Officers of the Elizabethton Police Department arrested Floyd following the incident, and he was later indicted by the Grand Jury.

Floyd had been scheduled to stand trial on those charges in October, but in August his attorneys — Nikki Himebaugh and Christopher Byrd — filed a motion in Carter County Criminal Court asking for the case to be postponed. In the motion, Byrd states they had been unable to contact Floyd or speak with him to prepare for the trial and that “information has been revealed to counsel raising a serious concern about the mental health and well-being” of Floyd.

Judge Stacy Street was set to hear that motion during a scheduled court appearance on August 22, but Floyd failed to appear for court that day and Street ordered a capias to issue for Floyd’s arrest. On September 12, deputies of the Carter County Sheriff’s Office arrested Floyd, and he has remained held at the Carter County Detention Center since that time.

On September 21 Floyd’s attorneys filed a motion requesting the court to order a mental health evaluation for their client. Street granted the request and issued an order for Floyd to undergo a mental health evaluation to determine his competency to stand trial, his mental condition at the time of the alleged crime, any need for treatment, the possibility of diminished capacity, and to test IQ.

During Friday’s court appearance it was announced the evaluation had been completed and Floyd was found competent to stand trial.

Street scheduled Floyd to return to court on March 16, at which time a new trial date in the case will be set.

The charges against Floyd stem from an incident during the early morning hours on Jan. 28, 2016. On that day, at around 3:20 a.m., officers of the Elizabethton Police Department were called to the apartment building located at 327 S. Lynn Avenue after a 911 caller reported a vehicle had crashed into the building.

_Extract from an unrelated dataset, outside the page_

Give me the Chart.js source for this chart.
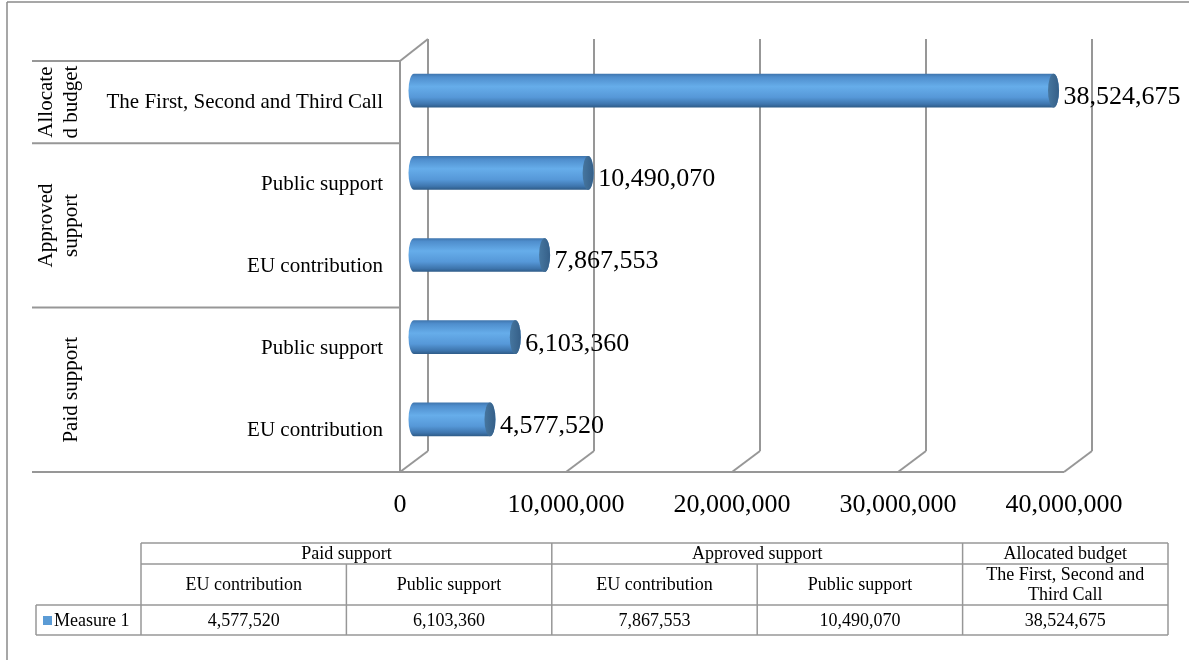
<!DOCTYPE html>
<html>
<head>
<meta charset="utf-8">
<script src="https://cdn.jsdelivr.net/npm/chart.js@4.4.0/dist/chart.umd.min.js"></script>
<style>
  html, body { margin: 0; padding: 0; background: #fff; }
  #wrap { width: 1189px; height: 660px; position: relative; }
</style>
</head>
<body>
<div id="wrap"><canvas id="chart" width="1189" height="660"></canvas></div>
<script>
// data, in table order (first item is drawn at the bottom of the axis)
const groups = ['Paid support', 'Paid support', 'Approved support', 'Approved support', 'Allocated budget'];
const categories = ['EU contribution', 'Public support', 'EU contribution', 'Public support', 'The First, Second and Third Call'];
const values = [4577520, 6103360, 7867553, 10490070, 38524675];
const xTicks = [0, 10000000, 20000000, 30000000, 40000000];
const seriesName = 'Measure 1';
// how the group names wrap on the rotated axis
const groupAxisLines = {
    'Paid support': ['', 'Paid support'],
    'Approved support': ['Approved', 'support'],
    'Allocated budget': ['Allocate', 'd budget']
};

const SERIF = "'Liberation Serif', 'Times New Roman', serif";
const LINE = '#979797';
const DEPTH_X = 28, DEPTH_Y = 21;   // back wall offset

const fmt = v => Number(v).toLocaleString('en-US');

// group runs: [{name, from, to}]
function groupRuns() {
    const runs = [];
    groups.forEach((g, i) => {
        const last = runs[runs.length - 1];
        if (last && last.name === g) last.to = i;
        else runs.push({ name: g, from: i, to: i });
    });
    return runs;
}

function line(ctx, x1, y1, x2, y2) {
    ctx.beginPath();
    ctx.moveTo(x1, y1);
    ctx.lineTo(x2, y2);
    ctx.stroke();
}

// walls, grid and the multi-level category lines
const wallsPlugin = {
    id: 'walls',
    beforeDatasetsDraw(chart) {
        const { ctx, chartArea: a, scales: { x, y } } = chart;
        ctx.save();
        ctx.strokeStyle = LINE;
        ctx.lineWidth = 2;
        // left wall
        line(ctx, a.left, a.top, a.left, a.bottom);
        line(ctx, a.left, a.top, a.left + DEPTH_X, a.top - DEPTH_Y - 1);
        // back gridlines with floor diagonals
        xTicks.forEach(v => {
            const px = x.getPixelForValue(v);
            line(ctx, px + DEPTH_X, a.top - DEPTH_Y - 1, px + DEPTH_X, a.bottom - DEPTH_Y);
            line(ctx, px, a.bottom, px + DEPTH_X, a.bottom - DEPTH_Y);
        });
        // floor front edge + category table lines
        const catH = (a.bottom - a.top) / categories.length;
        const tableLeft = 32;
        line(ctx, tableLeft, a.bottom, x.getPixelForValue(xTicks[xTicks.length - 1]), a.bottom);
        groupRuns().forEach(run => {
            const p1 = y.getPixelForValue(run.from), p2 = y.getPixelForValue(run.to);
            const top = Math.min(p1, p2) - catH / 2;
            const bottom = Math.max(p1, p2) + catH / 2;
            line(ctx, tableLeft, top, a.left, top);
            // rotated group name
            const lines = groupAxisLines[run.name] || [run.name];
            ctx.fillStyle = '#000';
            ctx.font = '21px ' + SERIF;
            ctx.textAlign = 'center';
            ctx.textBaseline = 'middle';
            lines.forEach((t, k) => {
                if (!t) return;
                ctx.save();
                ctx.translate(46 + k * 25, (top + bottom) / 2);
                ctx.rotate(-Math.PI / 2);
                ctx.fillText(t, 0, 0);
                ctx.restore();
            });
        });
        ctx.restore();
    }
};

function cylinder(ctx, x0, x1, yc, h) {
    const r = h / 2, rx = 5.5;
    const g = ctx.createLinearGradient(0, yc - r, 0, yc + r);
    g.addColorStop(0, '#3f75ad');
    g.addColorStop(0.1, '#4f8ecd');
    g.addColorStop(0.38, '#66adea');
    g.addColorStop(0.7, '#5698d8');
    g.addColorStop(0.9, '#3e75ad');
    g.addColorStop(1, '#2e5b87');
    ctx.beginPath();
    ctx.ellipse(x0, yc, rx, r, 0, Math.PI / 2, Math.PI * 1.5);
    ctx.lineTo(x1, yc - r);
    ctx.ellipse(x1, yc, rx, r, 0, -Math.PI / 2, Math.PI / 2);
    ctx.closePath();
    ctx.fillStyle = g;
    ctx.fill();
    // end cap
    const c = ctx.createLinearGradient(x1 - rx, 0, x1 + rx, 0);
    c.addColorStop(0, '#46769f');
    c.addColorStop(1, '#355f88');
    ctx.beginPath();
    ctx.ellipse(x1, yc, rx, r, 0, 0, Math.PI * 2);
    ctx.fillStyle = c;
    ctx.fill();
}

// cylinder bars and value labels
const cylinderPlugin = {
    id: 'cylinders',
    afterDatasetsDraw(chart) {
        const { ctx } = chart;
        const meta = chart.getDatasetMeta(0);
        ctx.save();
        meta.data.forEach((bar, i) => {
            const dx = DEPTH_X / 2, dy = -11.5;
            cylinder(ctx, bar.base + dx, bar.x + dx, bar.y + dy, bar.height);
            ctx.fillStyle = '#000';
            ctx.font = '26px ' + SERIF;
            ctx.textAlign = 'left';
            ctx.textBaseline = 'middle';
            ctx.fillText(fmt(values[i]), bar.x + 24, bar.y - 5);
        });
        ctx.restore();
    }
};

// data table under the chart, plus the outer frame
const tablePlugin = {
    id: 'dataTable',
    afterDraw(chart) {
        const { ctx } = chart;
        const left = 141, right = 1168, legendLeft = 36;
        const rows = [543, 564, 605, 635];
        const colW = (right - left) / categories.length;
        ctx.save();
        ctx.strokeStyle = LINE;
        ctx.lineWidth = 1.5;
        ctx.fillStyle = '#000';
        ctx.font = '18px ' + SERIF;
        ctx.textAlign = 'center';
        ctx.textBaseline = 'middle';

        // header row 1: groups
        line(ctx, left, rows[0], right, rows[0]);
        groupRuns().forEach(run => {
            const x0 = left + run.from * colW, x1 = left + (run.to + 1) * colW;
            line(ctx, x0, rows[0], x0, rows[1]);
            ctx.fillText(run.name, (x0 + x1) / 2, (rows[0] + rows[1]) / 2 + 1);
        });
        line(ctx, right, rows[0], right, rows[3]);
        line(ctx, left, rows[1], right, rows[1]);

        // header row 2: categories (wrapped to the cell)
        categories.forEach((c, i) => {
            const x0 = left + i * colW;
            line(ctx, x0, rows[1], x0, rows[3]);
            const words = c.split(' ');
            const lines = [];
            let cur = '';
            words.forEach(w => {
                const t = cur ? cur + ' ' + w : w;
                if (ctx.measureText(t).width > colW - 24 && cur) { lines.push(cur); cur = w; }
                else cur = t;
            });
            lines.push(cur);
            const mid = (rows[1] + rows[2]) / 2;
            lines.forEach((t, k) => {
                ctx.fillText(t, x0 + colW / 2, mid + (k - (lines.length - 1) / 2) * 20 + 1);
            });
        });

        // values row with the legend key
        line(ctx, legendLeft, rows[2], right, rows[2]);
        line(ctx, legendLeft, rows[3], right, rows[3]);
        line(ctx, legendLeft, rows[2], legendLeft, rows[3]);
        const yMid = (rows[2] + rows[3]) / 2 + 1;
        values.forEach((v, i) => ctx.fillText(fmt(v), left + (i + 0.5) * colW, yMid));
        ctx.fillStyle = '#5b9bd5';
        ctx.fillRect(43, yMid - 5, 9, 9);
        ctx.fillStyle = '#000';
        ctx.textAlign = 'left';
        ctx.fillText(seriesName, 54, yMid);

        // outer frame (top and left edges)
        ctx.strokeStyle = '#8a8a8a';
        line(ctx, 7, 2, chart.width, 2);
        line(ctx, 7, 2, 7, chart.height);
        ctx.restore();
    }
};

new Chart(document.getElementById('chart'), {
    type: 'bar',
    data: {
        labels: categories,
        datasets: [{
            label: seriesName,
            data: values,
            backgroundColor: 'rgba(0,0,0,0)',
            borderWidth: 0,
            categoryPercentage: 1,
            barPercentage: 0.41
        }]
    },
    options: {
        indexAxis: 'y',
        responsive: false,
        animation: false,
        events: [],
        layout: { padding: { left: 32, top: 61, right: 125, bottom: 0 } },
        plugins: {
            legend: { display: false },
            tooltip: { enabled: false },
            title: { display: false }
        },
        scales: {
            x: {
                min: 0,
                max: 40000000,
                afterBuildTicks: scale => { scale.ticks = xTicks.map(v => ({ value: v })); },
                afterFit: scale => { scale.height = 188; },
                grid: { display: false, drawTicks: false },
                border: { display: false },
                ticks: {
                    padding: 18,
                    color: '#000',
                    font: { family: SERIF, size: 26 },
                    maxRotation: 0,
                    callback: v => fmt(v)
                }
            },
            y: {
                reverse: true,
                afterFit: scale => { scale.width = 368; },
                grid: { display: false, drawTicks: false },
                border: { display: false },
                ticks: {
                    padding: 17,
                    color: '#000',
                    font: { family: SERIF, size: 21 }
                }
            }
        }
    },
    plugins: [wallsPlugin, cylinderPlugin, tablePlugin]
});
</script>
</body>
</html>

As officers began to arrive in the area, they saw a silver Dodge Caravan with front end damage and at least one flat tire driving in the area. EPD Police Chief Jason Shaw, who was a patrol captain at the time, began following the vehicle as it traveled around the area and then began returning to the apartment building. As Shaw watched, the driver, later identified as Floyd, accelerated and crashed into the building in the area of apartment number 3.

After that crash, a woman ran away from the apartment and, according to police, Floyd backed the van up and began chasing the woman in what appeared to be an attempt to run her over.

Officers were eventually able to remove Floyd from the vehicle and arrest him.

During the investigation into the incident, police learned Floyd had been drinking and had gotten into an argument with his girlfriend, who is pregnant.

While speaking with officers following his arrest, police said Floyd admitted to intentionally ramming his vehicle into the apartment building where his girlfriend’s father lives because he thought his girlfriend was inside.